Par ailleurs, sans ces informations, personne n’aurait été tenu au courant du fait que les écrans numériques prévus par JCDecaux dans le contrat invalidé par le Conseil d’État en septembre 2017 consomment 6 à 14 fois plus que des panneaux déroulants « classiques » pourtant déjà énergivores. Personne n’aurait su que, quand la Ville vantait l’offre « verte » de l’afficheur, ce dernier précisait que son offre serait « verte » mais n’inclurait pas d’énergie renouvelable. Personne n’aurait su que la flotte de ses véhicules devait être remplacée en partie par des véhicules diesel en 2018. Et ce, alors que Paris ambitionne de supprimer ce type de véhicules à l’horizon 2024. Les informations que nous avons divulguées nous semblent d’utilité publique3, et nous les avons publiées en toute bonne foi.

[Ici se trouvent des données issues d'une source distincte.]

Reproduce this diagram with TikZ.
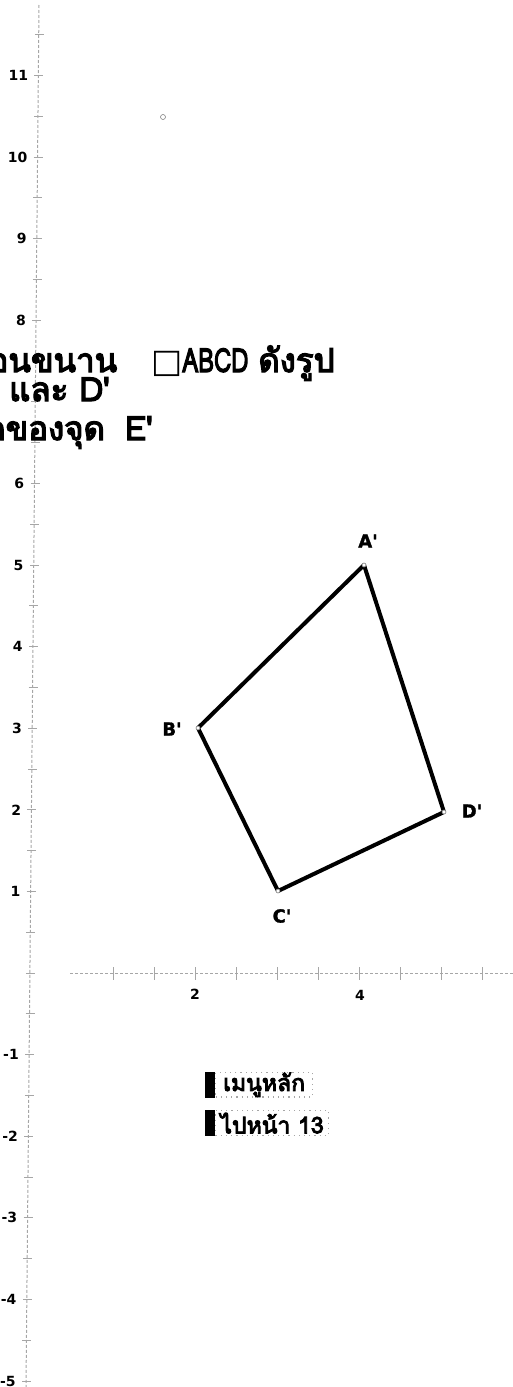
\documentclass[tikz,border=0pt]{standalone}
\usepackage{fontspec}
\newfontfamily\thaifont[Script=Thai,FakeBold=4]{Loma}
\newfontfamily\dvfont{DejaVu Sans}
\newfontfamily\dvheavy[FakeBold=1.5]{DejaVu Sans}
\begin{document}
\begin{tikzpicture}[x=0.5pt,y=-0.5pt,
  axisline/.style={gray!70,line width=0.5pt,dash pattern=on 1.5pt off 1pt},
  tickmark/.style={gray!70,line width=0.5pt},
  ticklabel/.style={font=\dvfont\bfseries\fontsize{7}{8}\selectfont,inner sep=0pt},
  vlabel/.style={font=\dvheavy\bfseries\fontsize{9}{10}\selectfont,inner sep=0pt},
  quad/.style={black,line width=2pt,line join=round},
  vmark/.style={circle,draw=gray,fill=white,line width=0.3pt,inner sep=0pt,minimum size=2pt},
  title/.style={font=\thaifont\fontsize{16.5}{20}\selectfont,inner sep=0pt,anchor=base east},
  btn/.style={draw=gray!70,dotted,line width=0.6pt,font=\thaifont\fontsize{11.5}{14}\selectfont,inner sep=0pt,anchor=north west},
  btnbar/.style={fill=black}
]
\useasboundingbox (0,0) rectangle (513,1387);
% y axis (slightly tilted as in the scan)
\coordinate (ytop) at (39,5);
\coordinate (ybot) at (26,1387);
\draw[axisline] (ytop) -- (ybot);
\foreach \v in {-5,-4.5,...,11.5}{
  \pgfmathsetmacro{\yy}{973-81.6*\v}
  \pgfmathsetmacro{\xx}{39-0.00951*(\yy-20)}
  \draw[tickmark] (\xx-4,\yy) -- (\xx+5,\yy);
}
\foreach \v in {11,10,9,8,6,5,4,3,2,1,-1,-2,-3,-4,-5}{
  \pgfmathsetmacro{\yy}{973-81.6*\v}
  \pgfmathsetmacro{\xx}{39-0.00951*(\yy-20)-10}
  \node[ticklabel,anchor=east] (yl\v) at (\xx,\yy) {\v};
}
% x axis
\coordinate (xl) at (70,973);
\coordinate (xr) at (513,973);
\draw[axisline] (xl) -- (xr);
\foreach \k in {0,...,9}{
  \draw[tickmark] (113+41*\k,967) -- (113+41*\k,980);
}
\node[ticklabel] (xl2) at (195,994) {2};
\node[ticklabel] (xl4) at (360,995) {4};
% small point
\node[circle,draw=gray,inner sep=0pt,minimum size=2.5pt,line width=0.3pt] (pt) at (163,117) {};
% title
\node[title] (t1) at (335,372) {อนขนาน\hspace{17pt}{\dvfont □}\scalebox{0.72}[1]{ABCD}\hspace{5pt}ดังรูป};
\node[title] (t2) at (110,401) {และ D'};
\node[title] (t3) at (153,440) {ดของจุด\hspace{10pt}E'};
% quadrilateral
\coordinate (A) at (364,565);
\coordinate (B) at (198,728);
\coordinate (C) at (278,891);
\coordinate (D) at (444,812);
\draw[quad] (A) -- (B) -- (C) -- (D) -- cycle;
\foreach \p in {A,B,C,D}{ \node[vmark] at (\p) {}; }
\node[vlabel] (lA) at (368,541) {A'};
\node[vlabel] (lB) at (172,729) {B'};
\node[vlabel] (lC) at (282,916) {C'};
\node[vlabel] (lD) at (472,811) {D'};
% buttons
\node[btn,minimum width=48.5pt,minimum height=10.5pt] (menu) at (215,1072) {เมนูหลัก};
\fill[btnbar] ([xshift=-5pt]menu.south west) rectangle (menu.north west);
\node[btn,minimum width=56.5pt,minimum height=12.5pt] (next) at (215,1110) {ไปหน้า 13};
\fill[btnbar] ([xshift=-5pt]next.south west) rectangle (next.north west);
\end{tikzpicture}
\end{document}
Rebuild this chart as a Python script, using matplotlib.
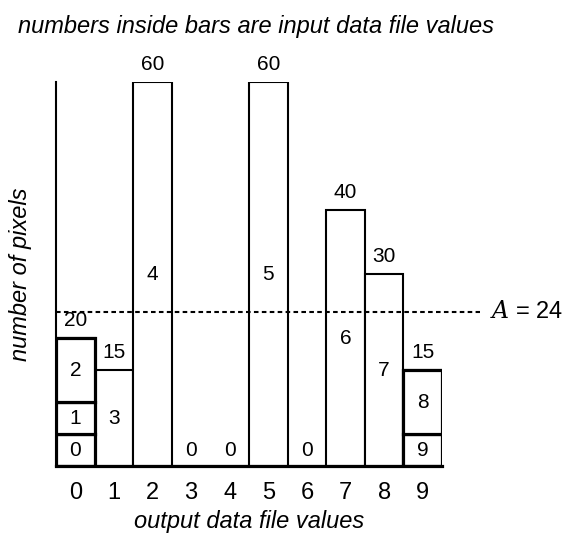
import matplotlib
matplotlib.use("Agg")
import matplotlib.pyplot as plt

# Data
output_values = [0, 1, 2, 3, 4, 5, 6, 7, 8, 9]
output_counts = [20, 15, 60, 0, 0, 60, 0, 40, 30, 15]
# input data file values, in stacking order, with their counts and output bins
input_values = [0, 1, 2, 3, 4, 5, 6, 7, 9, 8]
input_counts = [5, 5, 10, 15, 60, 60, 40, 30, 5, 10]
input_to_output = [0, 0, 0, 1, 2, 5, 7, 8, 9, 9]
A_value = 24

title = "numbers inside bars are input data file values"
xlabel = "output data file values"
ylabel = "number of pixels"

plt.rcParams['font.family'] = ['Liberation Sans', 'DejaVu Sans']

fig = plt.figure(figsize=(5.69, 5.39), dpi=100)
ax = fig.add_axes([56/569, 1 - 466/539, 386/569, 384/539])
ax.set_xlim(-0.5, 9.5)
ax.set_ylim(0, 60)

# Output bars (thin outline)
ax.bar(output_values, output_counts, width=1.0, facecolor='white',
       edgecolor='black', linewidth=1.5, zorder=2)

# Stacked input segments for bins that merge several inputs
bottoms = {v: 0 for v in output_values}
multi = {o: input_to_output.count(o) > 1 for o in output_values}
for iv, ic, ov in zip(input_values, input_counts, input_to_output):
    b = bottoms[ov]
    if multi[ov]:
        ax.bar(ov, ic, bottom=b, width=1.0, facecolor='white',
               edgecolor='black', linewidth=2.3, zorder=3)
    ax.text(ov, b + ic / 2, str(iv), ha='center', va='center',
            fontsize=15, zorder=5)
    bottoms[ov] = b + ic

# zero bins labels / counts above bars
for ov, oc in zip(output_values, output_counts):
    if oc == 0:
        ax.text(ov, 2.5, "0", ha='center', va='center', fontsize=15, zorder=5)
    else:
        ax.text(ov, oc + 1.2, str(oc), ha='center', va='bottom',
                fontsize=15, zorder=5)

# Dashed A line
ax.plot([-0.5, 10.48], [A_value, A_value], linestyle=(0, (2.2, 1.6)),
        color='black', linewidth=1.5, clip_on=False, zorder=4)
ax.text(10.75, A_value, r"$A$ = 24", ha='left', va='center', fontsize=17,
        math_fontfamily='dejavuserif')

# Axes
for s in ['top', 'right']:
    ax.spines[s].set_visible(False)
ax.spines['left'].set_linewidth(1.5)
ax.spines['bottom'].set_linewidth(2.3)
ax.spines['left'].set_zorder(6)
ax.spines['bottom'].set_zorder(6)
ax.set_yticks([])
ax.set_xticks(output_values)
ax.tick_params(axis='x', length=0, labelsize=17, pad=11.5)
ax.set_xlabel(xlabel, fontsize=17, style='italic', labelpad=4.5)
ax.set_ylabel(ylabel, fontsize=17, style='italic', labelpad=17)

fig.text(18/569, 1 - 26/539, title, fontsize=17, style='italic',
         ha='left', va='center')

fig.savefig("out.png", dpi=100)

Nous n’avons pas publié l’intégralité des informations en notre possession, afin de nous limiter aux éléments que nous avons jugés pertinents. Pour limiter les risques judiciaires, nous avons consenti au retrait de notre site, le dimanche 19 novembre 2017 à midi, du contrat proposé par l’afficheur, que nous avions mis en ligne avec le seul but de sourcer une citation. Cela n’implique aucune modification de notre argumentaire. Sauf à ce qu’une décision de justice nous y oblige, nous refusons, en revanche, de supprimer les captures d’écran des annexes du contrat publiées dans nos articles des 23 mars et 9 novembre 2017, lesquelles sont nécessaires pour que les citoyennes et les citoyens puissent se faire une opinion, au-delà de la « communication » de la Ville de Paris, qui ressemble, sur ce sujet, furieusement à celle de JCDecaux. Lire la mise en demeure

Notes :

  1. – https://antipub.org/la-mairie-de-paris-sapprete-a-tomber-dans-le-panneau-de-jcdecaux/
  2. – https://antipub.org/non-paris-le-los-angeles-de-blade-runner-nest-pas-cense-etre-un-modele/
  3. – Que ce soit avec les régies de transport public ou les différents marchés autour de l’affichage extérieur (abris-voyageurs, kiosques, palissades de chantier, mobilier urbain, bâches sur monuments historiques…), il nous paraît normal que les contrats conclus entre des entreprises privées et des organismes publics soient dans le domaine public. Surtout quand il s’agit de contrats qui peuvent être considérés comme une délégation de service public, dans le sens où une vile comme Grenoble a jugé bon de (re-)municipaliser le service du mobilier urbain d’information.

Historique :

  • Début mars 2017 : nous apprenons que la mairie de Paris voulait renouveler le contrat concernant le mobilier urbain d’information municipale pouvant recevoir, à titre accessoire, de la publicité commerciale (MUI) entre JCDecaux et la Ville, le contrat actuel prenant fin au 31 décembre 2017. Le renouvellement prévoit que 15 % du parc du MUI sera numérique. Or, le règlement local de publicité de Paris interdit les écrans dans son article P4.1.1. Nous lançons alors une première alerte à ce propos.
  • 23 mars : après nous être procuré les documents, nous publions le contrat prévu, ainsi que des captures d’écran des annexes dans un article qui analyse les détails du futur contrat.
  • 28 mars : la mairie adopte le contrat, malgré nos alertes. Fin avril : à la demande de la concurrence, le tribunal administratif annule la réattribution du contrat. La Ville s’associe à JCDecaux pour se pourvoir en cassation auprès du Conseil d’État.
  • 18 septembre : le Conseil d’État confirme la décision du tribunal administratif qui invalide le contrat en raison du non-respect par celui-ci du R.L.P. de Paris.
  • 9 novembre : nous apprenons que la mairie souhaite réviser son R.L.P. en vue d’autoriser les écrans numériques, en arguant que ceux-ci permettent une diminution des déplacements motorisés du concessionnaire par rapport à l’affichage classique. En nous basant sur les annexes du contrat de mars, nous démontrons que les publicités numériques demandent autant, sinon plus, d’interventions, mettant ainsi à mal le seul argument de Paris pour imposer ces écrans.
  • 16 novembre : nous recevons une lettre recommandée des avocats de JCDecaux nous mettant en demeure de retirer nos articles du 23 mars et du 9 novembre, nous accusant de recel de violation de secret industriel.